* start *

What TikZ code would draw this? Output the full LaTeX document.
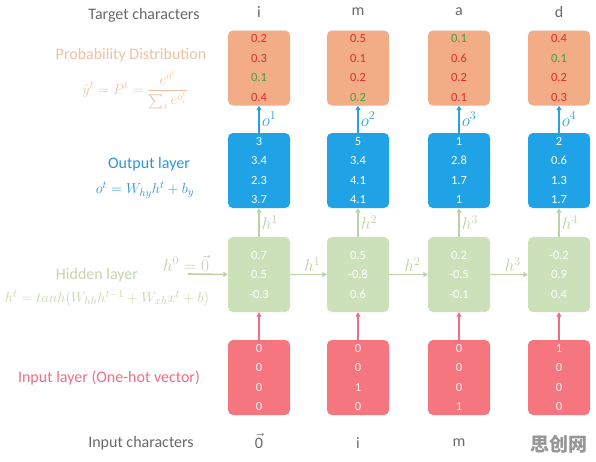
\documentclass[tikz,border=0pt]{standalone}
\usepackage{amsmath}
\usepackage{fontspec}
\setmainfont{Carlito}
\newfontfamily\cjkwm{Noto Sans CJK SC}
\usetikzlibrary{arrows.meta}
\definecolor{probfill}{RGB}{242,172,134}
\definecolor{outfill}{RGB}{32,163,230}
\definecolor{hidfill}{RGB}{204,224,186}
\definecolor{infill}{RGB}{246,118,128}
\definecolor{vred}{RGB}{222,45,45}
\definecolor{vgreen}{RGB}{70,160,60}
\definecolor{problab}{RGB}{243,192,162}
\definecolor{outlab}{RGB}{45,150,215}
\definecolor{hidlab}{RGB}{195,215,170}
\definecolor{inlab}{RGB}{236,112,135}
\definecolor{arrblue}{RGB}{40,160,225}
\definecolor{arrgreen}{RGB}{188,210,165}
\definecolor{arrpink}{RGB}{235,110,130}
\definecolor{graytext}{RGB}{105,105,105}
\definecolor{wmgray}{RGB}{150,150,150}
\tikzset{
  cell/.style={rounded corners=5pt, minimum width=62pt, minimum height=75pt, inner sep=0pt, align=center, font=\fontsize{12.5}{19.5}\selectfont},
  probbox/.style={cell, fill=probfill},
  outbox/.style={cell, fill=outfill, text=white},
  hidbox/.style={cell, fill=hidfill, text=white},
  inbox/.style={cell, fill=infill, text=white!90!infill},
  chartext/.style={font=\fontsize{16}{18}\selectfont, text=graytext},
  laytext/.style={font=\fontsize{16}{18}\selectfont},
  mathtext/.style={font=\fontsize{15}{17}\selectfont},
  arr/.style={line width=1.6pt, -{Triangle[width=5pt,length=4.5pt]}},
  blarr/.style={arr, draw=arrblue},
  grarr/.style={arr, draw=arrgreen},
  pkarr/.style={arr, draw=arrpink},
  arrlab/.style={font=\fontsize{17}{18}\selectfont, inner sep=2pt}
}
\begin{document}
\begin{tikzpicture}[x=1pt,y=-1pt]
\fill[white] (0,0) rectangle (596,461);
\useasboundingbox (0,0) rectangle (596,461);

% left labels
\node[chartext] (tc) at (144,15) {Target characters};
\node[laytext, text=problab] (pdl) at (131,55) {Probability Distribution};
\node[mathtext, text=problab] (pdf) at (135,90) {$\displaystyle \hat{y}^t = P^t = \frac{e^{o^t}}{\sum_i e^{o^t_i}}$};
\node[laytext, text=outlab] (oll) at (149,164) {Output layer};
\node[mathtext, text=outlab] (olf) at (145,190) {$o^t = W_{hy}h^t + b_y$};
\node[laytext, text=hidlab] (hll) at (97,275) {Hidden layer};
\node[mathtext, text=hidlab] (hlf) at (107,298) {$h^t = tanh(W_{hh}h^{t-1} + W_{xh}x^t + b)$};
\node[laytext, text=inlab] (ill) at (109,378) {Input layer (One-hot vector)};
\node[chartext] (ic) at (141,443) {Input characters};

% target characters
\node[chartext] (t1) at (259,12) {i};
\node[chartext] (t2) at (358,12) {m};
\node[chartext] (t3) at (459,12) {a};
\node[chartext] (t4) at (559,12) {d};

% input characters
\node[chartext] (c1) at (259,441) {$\vec{\text{0}}$};
\node[chartext] (c2) at (358,443) {i};
\node[chartext] (c3) at (459,443) {m};
\node[font=\cjkwm\bfseries\fontsize{19}{20}\selectfont, text=wmgray] (wm) at (559,444) {思创网};

% probability boxes
\node[probbox] (p1) at (259,68) {\textcolor{vred}{0.2}\\\textcolor{vred}{0.3}\\\textcolor{vgreen}{0.1}\\\textcolor{vred}{0.4}};
\node[probbox] (p2) at (358,68) {\textcolor{vred}{0.5}\\\textcolor{vred}{0.1}\\\textcolor{vred}{0.2}\\\textcolor{vgreen}{0.2}};
\node[probbox] (p3) at (459,68) {\textcolor{vgreen}{0.1}\\\textcolor{vred}{0.6}\\\textcolor{vred}{0.2}\\\textcolor{vred}{0.1}};
\node[probbox] (p4) at (559,68) {\textcolor{vred}{0.4}\\\textcolor{vgreen}{0.1}\\\textcolor{vred}{0.2}\\\textcolor{vred}{0.3}};

% output boxes
\node[outbox] (o1) at (259,170.5) {3\\3.4\\2.3\\3.7};
\node[outbox] (o2) at (358,170.5) {5\\3.4\\4.1\\4.1};
\node[outbox] (o3) at (459,170.5) {1\\2.8\\1.7\\1};
\node[outbox] (o4) at (559,170.5) {2\\0.6\\1.3\\1.7};

% hidden boxes
\node[hidbox] (h1) at (259,274.5) {0.7\\0.5\\-0.3};
\node[hidbox] (h2) at (358,274.5) {0.5\\-0.8\\0.6};
\node[hidbox] (h3) at (459,274.5) {0.2\\-0.5\\-0.1};
\node[hidbox] (h4) at (559,274.5) {-0.2\\0.9\\0.4};

% input boxes
\node[inbox] (x1) at (259,377.5) {0\\0\\0\\0};
\node[inbox] (x2) at (358,377.5) {0\\0\\1\\0};
\node[inbox] (x3) at (459,377.5) {0\\0\\0\\1};
\node[inbox] (x4) at (559,377.5) {1\\0\\0\\0};

% arrows
\foreach \i in {1,2,3,4}{
  \draw[blarr] (o\i.north) -- node[arrlab, right, text=arrblue] {$o^{\i}$} (p\i.south);
  \draw[grarr] (h\i.north) -- node[arrlab, right, text=arrgreen] {$h^{\i}$} (o\i.south);
  \draw[pkarr] ([yshift=-3pt]x\i.north) -- (h\i.south);
}
\foreach \i/\j in {1/2,2/3,3/4}{
  \draw[grarr] (h\i.east) -- node[arrlab, above, pos=0.6, text=arrgreen] {$h^{\i}$} (h\j.west);
}
\coordinate (h0s) at (188,274);
\node[arrlab, text=arrgreen] (h0l) at (186,263) {$h^0 = \vec{0}$};
\draw[grarr] (h0s) -- (h1.west);
\end{tikzpicture}
\end{document}
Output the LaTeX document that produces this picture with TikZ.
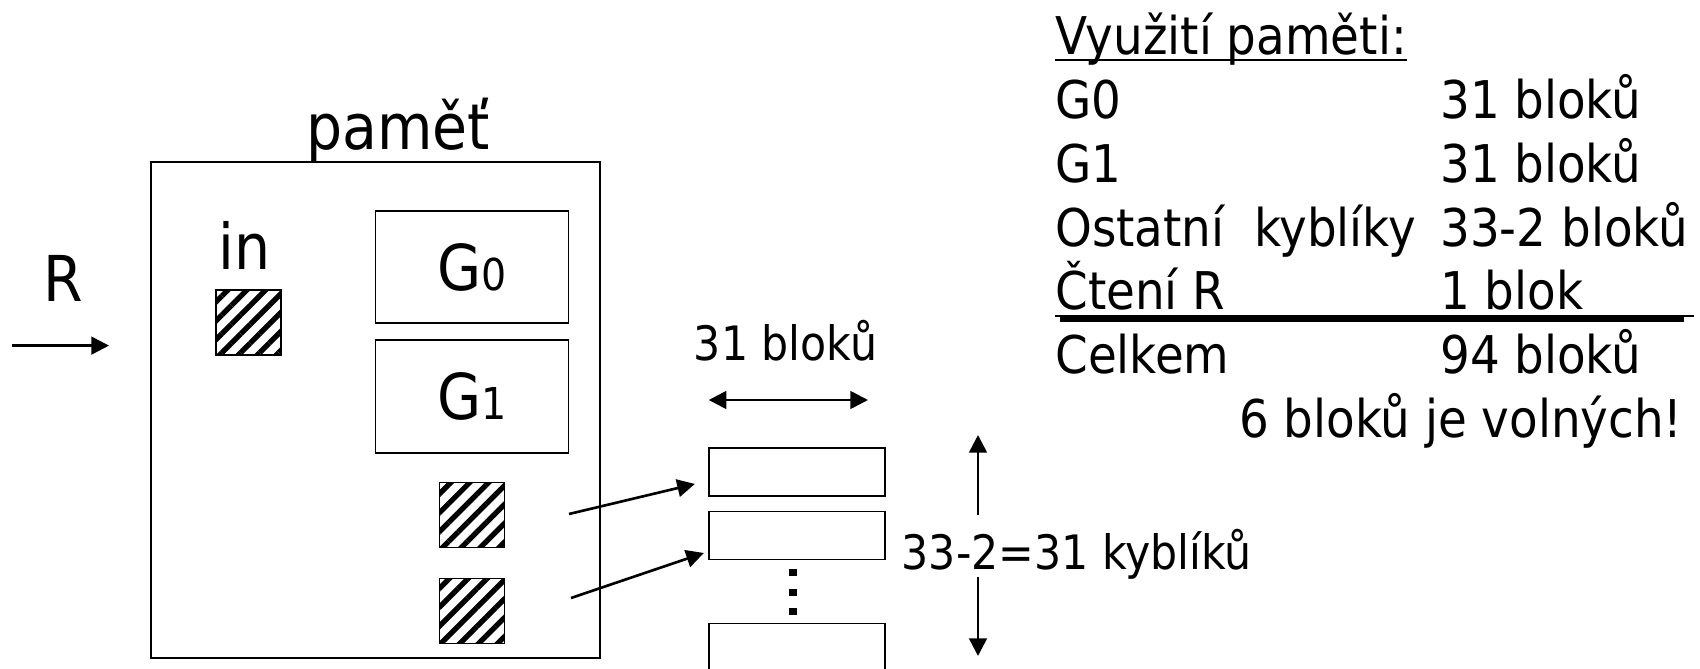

* end *

WHAT THIS TASK INVOLVES -
Return to the listing above and set it down exactly, leaving out its pictures.

ANSWER FOR THIS EXERCISE -
What TikZ code would draw this? Output the full LaTeX document.
\documentclass[tikz,border=0pt]{standalone}
\usepackage{amsmath}
\usepackage{fontspec}
\setmainfont{Carlito}
\newfontfamily\cjkwm{Noto Sans CJK SC}
\usetikzlibrary{arrows.meta}
\definecolor{probfill}{RGB}{242,172,134}
\definecolor{outfill}{RGB}{32,163,230}
\definecolor{hidfill}{RGB}{204,224,186}
\definecolor{infill}{RGB}{246,118,128}
\definecolor{vred}{RGB}{222,45,45}
\definecolor{vgreen}{RGB}{70,160,60}
\definecolor{problab}{RGB}{243,192,162}
\definecolor{outlab}{RGB}{45,150,215}
\definecolor{hidlab}{RGB}{195,215,170}
\definecolor{inlab}{RGB}{236,112,135}
\definecolor{arrblue}{RGB}{40,160,225}
\definecolor{arrgreen}{RGB}{188,210,165}
\definecolor{arrpink}{RGB}{235,110,130}
\definecolor{graytext}{RGB}{105,105,105}
\definecolor{wmgray}{RGB}{150,150,150}
\tikzset{
  cell/.style={rounded corners=5pt, minimum width=62pt, minimum height=75pt, inner sep=0pt, align=center, font=\fontsize{12.5}{19.5}\selectfont},
  probbox/.style={cell, fill=probfill},
  outbox/.style={cell, fill=outfill, text=white},
  hidbox/.style={cell, fill=hidfill, text=white},
  inbox/.style={cell, fill=infill, text=white!90!infill},
  chartext/.style={font=\fontsize{16}{18}\selectfont, text=graytext},
  laytext/.style={font=\fontsize{16}{18}\selectfont},
  mathtext/.style={font=\fontsize{15}{17}\selectfont},
  arr/.style={line width=1.6pt, -{Triangle[width=5pt,length=4.5pt]}},
  blarr/.style={arr, draw=arrblue},
  grarr/.style={arr, draw=arrgreen},
  pkarr/.style={arr, draw=arrpink},
  arrlab/.style={font=\fontsize{17}{18}\selectfont, inner sep=2pt}
}
\begin{document}
\begin{tikzpicture}[x=1pt,y=-1pt]
\fill[white] (0,0) rectangle (596,461);
\useasboundingbox (0,0) rectangle (596,461);

% left labels
\node[chartext] (tc) at (144,15) {Target characters};
\node[laytext, text=problab] (pdl) at (131,55) {Probability Distribution};
\node[mathtext, text=problab] (pdf) at (135,90) {$\displaystyle \hat{y}^t = P^t = \frac{e^{o^t}}{\sum_i e^{o^t_i}}$};
\node[laytext, text=outlab] (oll) at (149,164) {Output layer};
\node[mathtext, text=outlab] (olf) at (145,190) {$o^t = W_{hy}h^t + b_y$};
\node[laytext, text=hidlab] (hll) at (97,275) {Hidden layer};
\node[mathtext, text=hidlab] (hlf) at (107,298) {$h^t = tanh(W_{hh}h^{t-1} + W_{xh}x^t + b)$};
\node[laytext, text=inlab] (ill) at (109,378) {Input layer (One-hot vector)};
\node[chartext] (ic) at (141,443) {Input characters};

% target characters
\node[chartext] (t1) at (259,12) {i};
\node[chartext] (t2) at (358,12) {m};
\node[chartext] (t3) at (459,12) {a};
\node[chartext] (t4) at (559,12) {d};

% input characters
\node[chartext] (c1) at (259,441) {$\vec{\text{0}}$};
\node[chartext] (c2) at (358,443) {i};
\node[chartext] (c3) at (459,443) {m};
\node[font=\cjkwm\bfseries\fontsize{19}{20}\selectfont, text=wmgray] (wm) at (559,444) {思创网};

% probability boxes
\node[probbox] (p1) at (259,68) {\textcolor{vred}{0.2}\\\textcolor{vred}{0.3}\\\textcolor{vgreen}{0.1}\\\textcolor{vred}{0.4}};
\node[probbox] (p2) at (358,68) {\textcolor{vred}{0.5}\\\textcolor{vred}{0.1}\\\textcolor{vred}{0.2}\\\textcolor{vgreen}{0.2}};
\node[probbox] (p3) at (459,68) {\textcolor{vgreen}{0.1}\\\textcolor{vred}{0.6}\\\textcolor{vred}{0.2}\\\textcolor{vred}{0.1}};
\node[probbox] (p4) at (559,68) {\textcolor{vred}{0.4}\\\textcolor{vgreen}{0.1}\\\textcolor{vred}{0.2}\\\textcolor{vred}{0.3}};

% output boxes
\node[outbox] (o1) at (259,170.5) {3\\3.4\\2.3\\3.7};
\node[outbox] (o2) at (358,170.5) {5\\3.4\\4.1\\4.1};
\node[outbox] (o3) at (459,170.5) {1\\2.8\\1.7\\1};
\node[outbox] (o4) at (559,170.5) {2\\0.6\\1.3\\1.7};

% hidden boxes
\node[hidbox] (h1) at (259,274.5) {0.7\\0.5\\-0.3};
\node[hidbox] (h2) at (358,274.5) {0.5\\-0.8\\0.6};
\node[hidbox] (h3) at (459,274.5) {0.2\\-0.5\\-0.1};
\node[hidbox] (h4) at (559,274.5) {-0.2\\0.9\\0.4};

% input boxes
\node[inbox] (x1) at (259,377.5) {0\\0\\0\\0};
\node[inbox] (x2) at (358,377.5) {0\\0\\1\\0};
\node[inbox] (x3) at (459,377.5) {0\\0\\0\\1};
\node[inbox] (x4) at (559,377.5) {1\\0\\0\\0};

% arrows
\foreach \i in {1,2,3,4}{
  \draw[blarr] (o\i.north) -- node[arrlab, right, text=arrblue] {$o^{\i}$} (p\i.south);
  \draw[grarr] (h\i.north) -- node[arrlab, right, text=arrgreen] {$h^{\i}$} (o\i.south);
  \draw[pkarr] ([yshift=-3pt]x\i.north) -- (h\i.south);
}
\foreach \i/\j in {1/2,2/3,3/4}{
  \draw[grarr] (h\i.east) -- node[arrlab, above, pos=0.6, text=arrgreen] {$h^{\i}$} (h\j.west);
}
\coordinate (h0s) at (188,274);
\node[arrlab, text=arrgreen] (h0l) at (186,263) {$h^0 = \vec{0}$};
\draw[grarr] (h0s) -- (h1.west);
\end{tikzpicture}
\end{document}
Output the LaTeX document that produces this picture with TikZ.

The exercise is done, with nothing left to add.